The board and IDOT reappointed Reinhart to another six-year term as the County Engineer. Reinhart has been with the County since 1998.
The third resolution Reinhart presented was a resolution to use REBUILD Illinois funds to pay the local share of the Brighton-Bunker Hill Road project in the amount of $600,000. Reinhart said he did not want to use all of the REBUILD funds to pay for this project and estimated $600,000 based on his knowledge of upcoming projects. He estimated that the project would take one construction season, if they began in March he hoped the project would be finished by this month. The Brighton-Bunker Hill Road project would replace the bridge, resurfacing, widening and reconstructing the road including the intersections at Fosterburg Road and Shipman Cutoff Road.
The County also agreed to participate in the County engineer Salary’s Program, which gives a recommended salary amount for each Illinois county’s engineer. The county’s then agree to pay the engineer at least 95 percent of the recommended amount.
This year the Road and Bridges Committee moved for Reinhart to be paid the full recommended salary as opposed to 95 percent of the salary which he has been paid since the county joined the program in 2004. There will also be a two percent raise, which is the yearly raise recommended by the State. Based on the increase to 100 percent pay and the two percent raise, Reinhart would make $124,644.
When asked why the committee recommended the full amount be paid Reinhart replied, “I figure after 24 years I’m worth 100 percent of the salary instead of 95.”
After much discussion the board ultimately approved the motion to pay the County Engineer the 100 percent salary. Board member James Ibberson made the motion, and all 14 members present voted to approve.
SAFE-T Act Discussion
Sheriff Shawn Kahl and State’s Attorney Jordan Garrison both spoke to the board about the SAFE-T Act and changes they will see on Jan. 1 if the bill goes into effect. Garrison says he expects the county to be involved in litigation by the end of the year as he does not foresee changes being made to the act. He also said that there were things in the litigation brief he did not agree with so he would be filing a brief in a different way. Garrison said he did not expect litigation to be victorious. A final ruling will be decided on Dec. 22, giving the county eight days to have a plan in place for implementing the SAFE-T Act.
Kahl, recently re-elected, said the Sheriff’s Department is already feeling the pressure of the SAFE-T Act.
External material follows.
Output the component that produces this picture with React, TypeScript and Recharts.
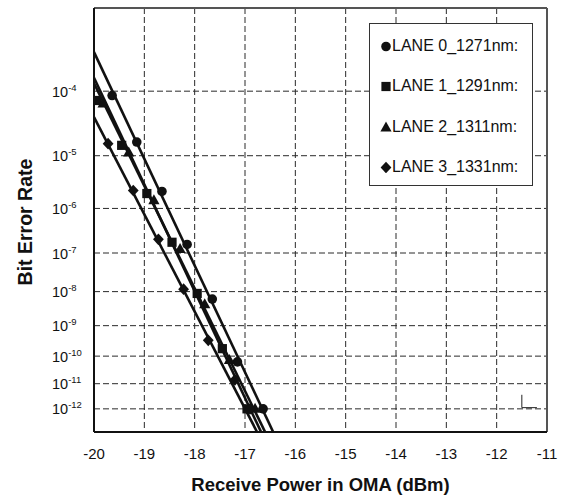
import React from 'react';
import {
  ComposedChart,
  Line,
  Scatter,
  XAxis,
  YAxis,
  CartesianGrid,
  Legend,
  ReferenceLine,
} from 'recharts';

// ---------- data ----------
const laneNames = ['LANE 0_1271nm:', 'LANE 1_1291nm:', 'LANE 2_1311nm:', 'LANE 3_1331nm:'];
const laneShapes = ['circle', 'square', 'triangle', 'diamond'];

// measured points (receive power dBm, bit error rate)
const lane0Power = [-19.64, -19.15, -18.65, -18.15, -17.65, -17.15, -16.64];
const lane0Ber = [8.7e-5, 1.7e-5, 2.2e-6, 1.6e-7, 6.2e-9, 6.3e-11, 1.0e-12];

const lane1Power = [-19.95, -19.45, -18.95, -18.45, -17.95, -17.45, -16.96];
const lane1Ber = [7.4e-5, 1.5e-5, 2.0e-6, 1.8e-7, 8.9e-9, 1.8e-10, 1.0e-12];

const lane2Power = [-19.82, -19.31, -18.81, -18.29, -17.8, -17.31, -16.8];
const lane2Ber = [6.7e-5, 1.14e-5, 1.47e-6, 1.24e-7, 4.4e-9, 7.4e-11, 1.0e-12];

const lane3Power = [-19.72, -19.22, -18.72, -18.22, -17.73, -17.2, -16.9];
const lane3Ber = [1.6e-5, 2.3e-6, 2.1e-7, 1.17e-8, 3.4e-10, 1.4e-11, 1.0e-12];

// fitted lines (end points)
const lane0FitPower = [-20, -16.44];
const lane0FitBer = [3.2e-4, 1e-13];
const lane1FitPower = [-20, -16.68];
const lane1FitBer = [1.52e-4, 1e-13];
const lane2FitPower = [-20, -16.6];
const lane2FitBer = [1.28e-4, 1e-13];
const lane3FitPower = [-20, -16.76];
const lane3FitBer = [4.2e-5, 1e-13];

// small corner mark in the lower right of the plot
const cornerMarkPower = [-11.5, -11.5, -11.2];
const cornerMarkBer = [10 ** -11.43, 10 ** -11.95, 10 ** -11.95];

// axes
const xTicks = [-20, -19, -18, -17, -16, -15, -14, -13, -12, -11];
const yExponents = [4, 5, 6, 7, 8, 9, 10, 11, 12];
const yDomainExponents = [3, 13];

// ---------- helpers ----------
const q = (ber: number) => Math.log10(-Math.log10(ber));
const toPoints = (xs: number[], bers: number[]) => xs.map((x, i) => ({ x, q: q(bers[i]) }));

const pointSets = [
  toPoints(lane0Power, lane0Ber),
  toPoints(lane1Power, lane1Ber),
  toPoints(lane2Power, lane2Ber),
  toPoints(lane3Power, lane3Ber),
];
const fitSets = [
  toPoints(lane0FitPower, lane0FitBer),
  toPoints(lane1FitPower, lane1FitBer),
  toPoints(lane2FitPower, lane2FitBer),
  toPoints(lane3FitPower, lane3FitBer),
];
const cornerMark = toPoints(cornerMarkPower, cornerMarkBer);

const minorTicks: number[] = [];
for (let i = 0; i <= 45; i++) minorTicks.push(Math.round((-20 + i * 0.2) * 10) / 10);

const yTicks = yExponents.map((n) => Math.log10(n));
const yDomain = yDomainExponents.map((n) => Math.log10(n));

const FONT = '"Liberation Sans", Arial, Helvetica, sans-serif';
const INK = '#111';

const drawShape = (shape: string, cx: number, cy: number, key?: string | number) => {
  switch (shape) {
    case 'circle':
      return <circle key={key} cx={cx} cy={cy} r={4.8} fill={INK} />;
    case 'square':
      return <rect key={key} x={cx - 4.6} y={cy - 4.6} width={9.2} height={9.2} fill={INK} />;
    case 'triangle':
      return (
        <polygon
          key={key}
          points={`${cx},${cy - 6} ${cx + 5.6},${cy + 4} ${cx - 5.6},${cy + 4}`}
          fill={INK}
        />
      );
    default:
      return (
        <polygon
          key={key}
          points={`${cx},${cy - 5.8} ${cx + 5.4},${cy} ${cx},${cy + 5.8} ${cx - 5.4},${cy}`}
          fill={INK}
        />
      );
  }
};

const makeShape = (shape: string) => (props: any) => {
  const { cx, cy } = props;
  if (cx == null || cy == null) return <g />;
  return drawShape(shape, cx, cy);
};

const XTick = (props: any) => {
  const { x, y, payload } = props;
  return (
    <text x={x} y={y + 27} textAnchor="middle" fontSize={15} fontFamily={FONT} fill={INK}>
      {payload.value}
    </text>
  );
};

const YTick = (props: any) => {
  const { x, y, payload } = props;
  const n = Math.round(Math.pow(10, payload.value));
  return (
    <text x={x - 42} y={y + 5.5} textAnchor="start" fontSize={14.5} fontFamily={FONT} fill={INK}>
      10
      <tspan dy={-6} fontSize={9.5}>
        -{n}
      </tspan>
    </text>
  );
};

const LegendBox = () => (
  <div
    style={{
      width: 164,
      height: 163,
      boxSizing: 'border-box',
      border: '1px solid #333',
      background: '#fff',
      fontFamily: FONT,
      fontSize: 16,
      color: INK,
    }}
  >
    {laneNames.map((name, i) => (
      <div
        key={name}
        style={{
          display: 'flex',
          alignItems: 'center',
          height: 40,
          paddingLeft: 10,
          marginTop: i === 0 ? 2 : i === 2 ? 1 : 0,
          whiteSpace: 'nowrap',
        }}
      >
        <svg width={12} height={12} style={{ display: 'block' }}>
          {drawShape(laneShapes[i], 6, 6.5)}
        </svg>
        <span style={{ marginLeft: 0 }}>{name}</span>
      </div>
    ))}
  </div>
);

export default function App() {
  return (
    <div style={{ position: 'absolute', left: 0, top: 0, width: 563, height: 496, background: '#fff' }}>
      <ComposedChart width={563} height={496} margin={{ top: 8, right: 16, bottom: 0, left: 0 }}>
        <CartesianGrid stroke="#2a2a2a" strokeDasharray="6 3" strokeWidth={1} />
        <XAxis
          dataKey="x"
          type="number"
          domain={[-20, -11]}
          ticks={xTicks}
          allowDataOverflow
          height={64}
          tickSize={0}
          tickMargin={0}
          tickLine={false}
          axisLine={{ stroke: INK, strokeWidth: 2 }}
          tick={<XTick />}
          label={(p: any) => {
            const vb = p.viewBox || { x: 94, y: 432, width: 453, height: 64 };
            return (
              <text
                x={vb.x + vb.width / 2}
                y={vb.y + 59}
                textAnchor="middle"
                fontSize={18.5}
                fontWeight="bold"
                fontFamily={FONT}
                fill={INK}
              >
                Receive Power in OMA (dBm)
              </text>
            );
          }}
        />
        <XAxis
          xAxisId="minor"
          type="number"
          orientation="bottom"
          mirror
          domain={[-20, -11]}
          ticks={minorTicks}
          allowDataOverflow
          tick={false}
          tickSize={4}
          tickLine={{ stroke: INK, strokeWidth: 1 }}
          axisLine={false}
        />
        <YAxis
          dataKey="q"
          type="number"
          reversed
          domain={yDomain}
          ticks={yTicks}
          allowDataOverflow
          width={94}
          tickSize={0}
          tickMargin={0}
          tickLine={false}
          axisLine={{ stroke: INK, strokeWidth: 2 }}
          tick={<YTick />}
          label={(p: any) => {
            const vb = p.viewBox || { x: 0, y: 8, width: 94, height: 424 };
            const cx = vb.x + 32;
            const cy = vb.y + vb.height / 2 + 2;
            return (
              <text
                x={cx}
                y={cy}
                transform={`rotate(-90, ${cx}, ${cy})`}
                textAnchor="middle"
                fontSize={19.5}
                fontWeight="bold"
                fontFamily={FONT}
                fill={INK}
              >
                Bit Error Rate
              </text>
            );
          }}
        />
        <ReferenceLine y={yDomain[0]} stroke="#555" strokeWidth={2} />
        <ReferenceLine x={-11} stroke="#555" strokeWidth={2} />
        <Line
          data={cornerMark}
          dataKey="q"
          type="linear"
          stroke="#222"
          strokeWidth={1}
          dot={false}
          activeDot={false}
          legendType="none"
          isAnimationActive={false}
        />
        {fitSets.map((d, i) => (
          <Line
            key={`fit${i}`}
            data={d}
            dataKey="q"
            type="linear"
            stroke={INK}
            strokeWidth={2.6}
            dot={false}
            activeDot={false}
            legendType="none"
            isAnimationActive={false}
          />
        ))}
        {pointSets.map((d, i) => (
          <Scatter
            key={`pts${i}`}
            name={laneNames[i]}
            data={d}
            dataKey="q"
            fill={INK}
            shape={makeShape(laneShapes[i])}
            isAnimationActive={false}
          />
        ))}
        <Legend
          layout="horizontal"
          verticalAlign="middle"
          align="center"
          content={() => <LegendBox />}
          wrapperStyle={{ left: 369, top: 23, width: 164, height: 163 }}
        />
      </ComposedChart>
    </div>
  );
}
There are not enough deputies to patrol the areas assigned to the Sheriff’s Department and the Sheriff is having to patrol the municipalities in the county because there are not enough officers on the town departments to run full time Departments. Currently, the Sheriff’s Department is providing coverage to Virden, Girard, Bunker Hill, Brighton and Mt. Olive.
There are only two deputies currently to cover the County patrols as well as the patrols of the five municipalities. Once the SAFE-T Act is implemented the shortage will be felt even more as deputies will be needed for prisoner transportation throughout the State.
The State’s Attorney’s Office recently lost one of their Attorney’s because they received a better offer from another County’s office. Garrison anticipates the problem will continue as Macoupin County is not offering a competitive wage.
The board approved all of the township’s ARPA requests. The board voted to approve the requests without taking them back to the finance committee due to a time sensitive bid for equipment for Brighton Township.
The board appointed Anthony Tate to the South Palmyra Rural Water District for an unexpired term ending April 30, 2026.
The board approved the replacement of a culvert in Hilyard Township on Lambeth road. The project will cost $6,000, and the county will pay for half of the project.